‘The Pandemic Is Over’ and Other Biden Misadventures
The president bungled his “60 Minutes” interview and had White House staffers scrambling.
Joe Biden would like to tell you a story of victory. His victories, he and his media lackeys have spent the last month or so telling us, include a roaring economy, lower gas prices, passing infrastructure spending and gun control and the Inflation Reduction Act, offering student loan “forgiveness,” taking out our terrorist enemies, and more heroic efforts. To that list of fables we can add his Sunday boast about the coronavirus: “The pandemic is over.”
“We still have a problem with COVID,” the president said during a “60 Minutes” interview that aired Sunday. “We’re still doing a lot of work on it. But the pandemic is over. If you notice, no one’s wearing masks. Everybody seems to be in pretty good shape, and so I think it’s changing.” Oh, people are still wearing masks out there, Joe. Some people are in the at-risk categories for whom that’s understandable. Others are, well, Biden voters.
For those of you who quit upending your life over COVID two years ago, Biden’s comment may seem oddly late to the game. To Democrats and the Leftmedia, however, his pre-midterm election proclamation about beating the pandemic is not something they’re quite ready to admit.
That’ll change over the next six weeks as the Left revamps COVID messaging so as to win the election.
Taxpayer-funded NPR worries that “there are still thousands of cases being detected every day, and many estimates could be off, as many cases are going unreported.”
The Washington Post harrumphed that Biden’s “off-the-cuff remarks” come “even as hundreds of Americans continue to die of covid each day,” and the paper frets that Biden’s comments “may complicate [the] White House struggle to secure additional funding for coronavirus vaccines, tests and treatments.” How, after all, can the administration extend the public health emergency next month if the pandemic is over? The Post adds that Biden’s statement “came as a surprise to administration officials.”

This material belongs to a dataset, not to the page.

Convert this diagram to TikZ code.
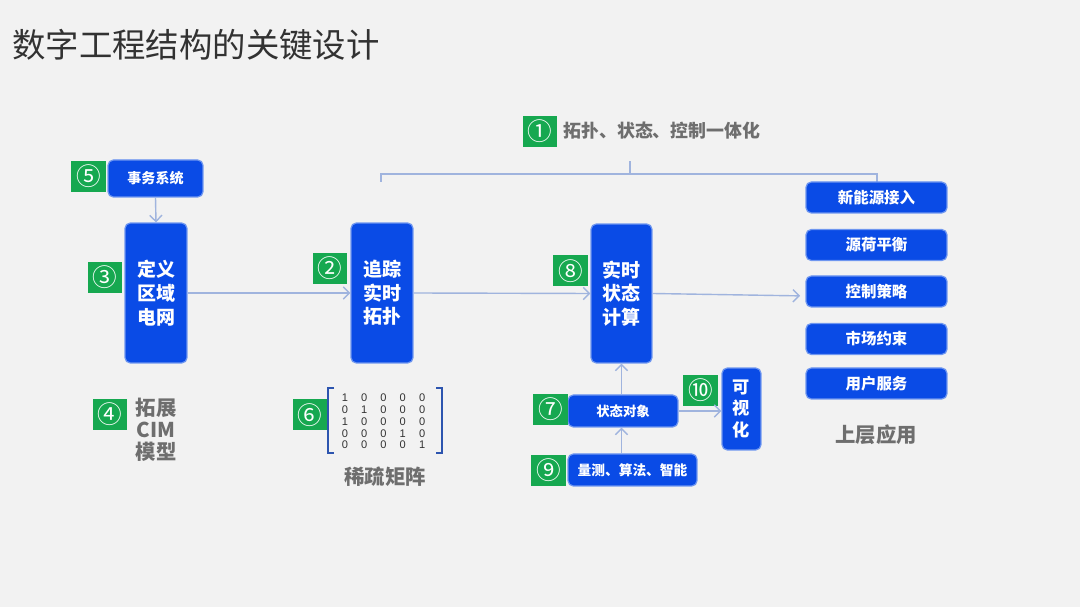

The 79-year-old president is indeed cognitively impaired and routinely makes bungled statements (more below, in fact) that contradict his own White House policy. But we’re not sure we buy it in this case. Again, this is calculated to make voters feel like he and his party brought them through an awful pandemic.
For example, here he is boasting about vaccination: “When I got in office, when I got elected, only two million people had been vaccinated. I got 220 million — my point is it takes time. We were left in a very difficult situation. It’s been a very difficult time. Very difficult.” According to Biden, Donald Trump left the nation in a bind. According to a stubborn thing called reality, Trump aided greatly in getting vaccines ready in record time, all while Democrats sowed doubt and distrust about them. The only reason Biden can claim so many more vaccinated people on his watch is that it wasn’t available for public consumption until after he was elected. His scummy efforts to claim credit for the vaccines date back to the spring of 2021.
The vaccines have, of course, proven to be less than advertised. So much so that the CDC even recently discovered natural immunity — unfortunately only after countless unvaccinated people lost their jobs thanks to Democrat vax mandates, including hundreds more in New York City just this past week.
Where do they go for recompense now that “the pandemic is over”?
Meanwhile, the Marine Corps has quietly dropped efforts to discharge unvaccinated Marines making religious objections to the jab. Falling woefully short of recruitment goals will cause some reevaluation.
Biden wasn’t done saying dumb stuff in his “60 Minutes” interview.
“We’re growing the economy, and it’s growing in a way that it hasn’t in years and years,” he said, including a promise that “we’re gonna get control of inflation.” In fact, he declared, “I’m more optimistic than I’ve been in a long time.” Well, it is almost October before an election.
The truth? The U.S. is technically in recession after two consecutive quarters of negative GDP.
His comments regarding foreign policy certainly muddied the waters.
Scott Pelley: “Would U.S. forces defend [Taiwan against China]?”
Joe Biden: “Yes, if in fact there was an unprecedented attack.”
Pelley: “So, unlike Ukraine, to be clear, sir, U.S. forces, U.S. men and women, would defend Taiwan in the event of a Chinese invasion?”
Biden: “Yes.”
That is not U.S. stated policy, the White House immediately clarified after the interview, though it’s not the first time Biden has asserted it. Trump expertly kept his opponents on the ropes with strategic ambiguity. Somehow we don’t think that’s what Biden is doing.
Finally, inquiring minds including Pelley want to know if Biden will run for reelection in 2024. “My intention, as I said to begin with, is that I would run again,” Biden answered. “But it’s just an intention. But is it a firm decision that I run again? That remains to be seen.”
He’s a definite maybe, he says. The rest of the nation knows there’s no way on God’s green earth that this man has the capacity to run again. The biggest problem for Democrats is that Kamala Harris is not an obvious successor, but it sure isn’t going to look good shoving a black woman to the side so a white guy like Gavin Newsom can take her place. Identity politics is a cruel mistress.
But hey, the pandemic is over. Right? Right?